Proctor Creek’s second chance
Plans for extensive cleanup, trail along polluted stream announced
Proctor Creek, the waterway that snakes from downtown and through northwest Atlanta before ending in the Chattahoochee River, wasn’t always so polluted, says Na’Taki Osborne Jelks. Many decades ago, children played, men and women fished, and babies were baptized in its water.
“Proctor Creek used to be a source of pride for our communities here in Northwest Atlanta,” says the chair of the West Atlanta Watershed Alliance, a community organization that advocates for the area’s creeks and streams.
But today Proctor Creek is besieged by high bacteria levels, illegal dumping, pollution, and erosion. An estimated 42 percent of the pollutants that flow into the Chattahoochee from the city come from Proctor Creek.
But if everything goes according to plan, the troubled waterway could finally be cleaned up and restored. Last Friday, the U.S. Environmental Protection Agency announced that the creek was among 11 streams being added to a special federal program launched by President Barack Obama aimed at restoring waterways in urban areas. The Urban Waters Federal Partnership doesn’t come with cash, but rather direct orders from the White House to federal officials to cooperate on improving the streams. It’s an across-the-board, multi-department effort to revitalize waterways that, if done right, could not only help the environment but create community assets.
Along Proctor Creek, that means helping such groups as the West Atlanta Watershed Alliance to continue removing trash from the stream and assisting local officials with watershed clean up.
In addition, there are plans to build a transformative 400-acre linear park that links with the Atlanta Beltline. The seven-mile trail-and-stream system would ultimately wind all the way to the Chattahoochee, finally giving landlocked Atlantans access to a waterfront.

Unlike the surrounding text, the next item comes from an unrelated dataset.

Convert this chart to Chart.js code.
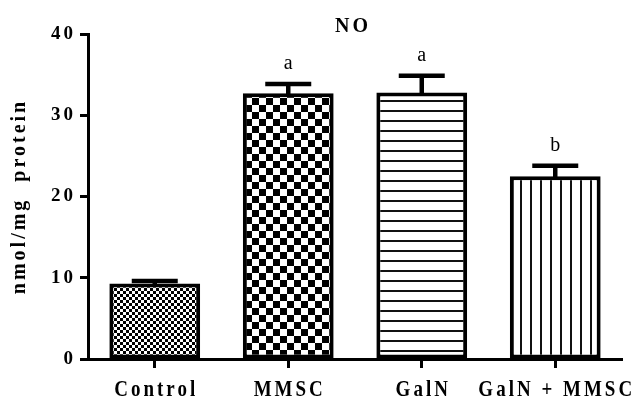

The linear park and multiuse trail would abut Bellwood Quarry, the 350-acre proposed greenspace and reservoir that played a prominent role in the first season of the “The Walking Dead.” Once complete, the 400-acre greenspace would be more than twice the size of Piedmont Park.
A major player in the complex initiative is Emerald Corridor LLC, a firm run by local real-estate developer Greg Todey and landscape architect and planner Joel Bowman. For the last few years, the company and its related firms have purchased large amounts of properties along and near the creek. Judging from property tax records, the Atlanta Housing Authority, Georgia Power, an outfit called Atlanta Greenspace Initiative LLC, and Emerald Corridor control much of the nearby land.
Under the plan, Bowman says land along the creek that would comprise the greenway would be consolidated and transferred to the city. A conservancy, similar to the organization that acts as a caretaker for Piedmont Park, would be set up to manage the linear park. To help fund the project, parts of the creek would become a mitigation bank, meaning real-estate developers elsewhere would be able to offset damage they caused to other wetlands by revitalizing and repairing Proctor Creek.
Bowman hopes to break ground in 2014 and complete the first of at least two phases in a couple of years. The entire process could unfold over more than a decade.
“We’re in,” Bowman says. “We’re certainly committed to be there a long time and move it down the road. And hope it keeps moving.”
Advocates are viewing the project as a win-win for everyone involved. Proctor Creek would no longer become a dumping ground and feeder of pollution into the Chattahoochee. Nearby property owners — and the developers who helped push the project — would see their property values increase. The city would gain park space. And northwest Atlanta residents would be near a groundbreaking project that could give their long-neglected part of town a jolt of life. The cost estimates are still in the works, but could be in the many millions of dollars. Still, Mayor Kasim Reed, says the project could have a “six-, seven-, eight-to-one return.”
“When you see what this tributary could mean to the city of Atlanta. When you see what it looks like right now ... I knew this was something we had to do,” he says.
The project does raise some complicated questions, among them: What is the potential impact of such a desirable amenity on the homes of longtime residents, especially those who live on low incomes? (Reed has said the community will be able to offer input on the effort.) In addition, how will the project balance restoring the environment with the public’s strong desire to access not just an amenity, but also the Chattahoochee, by foot and bike?
“I imagine a place that’s a beautiful, fishable, swimmable creek where kids can safely play,” says Osborne Jelks of WAWA. “I imagine it being a positive amenity and not a dumping ground for scrap tires. Not a place where there’s fecal matter and raw sewage flowing. I think of a place that can help transform the neighborhoods.”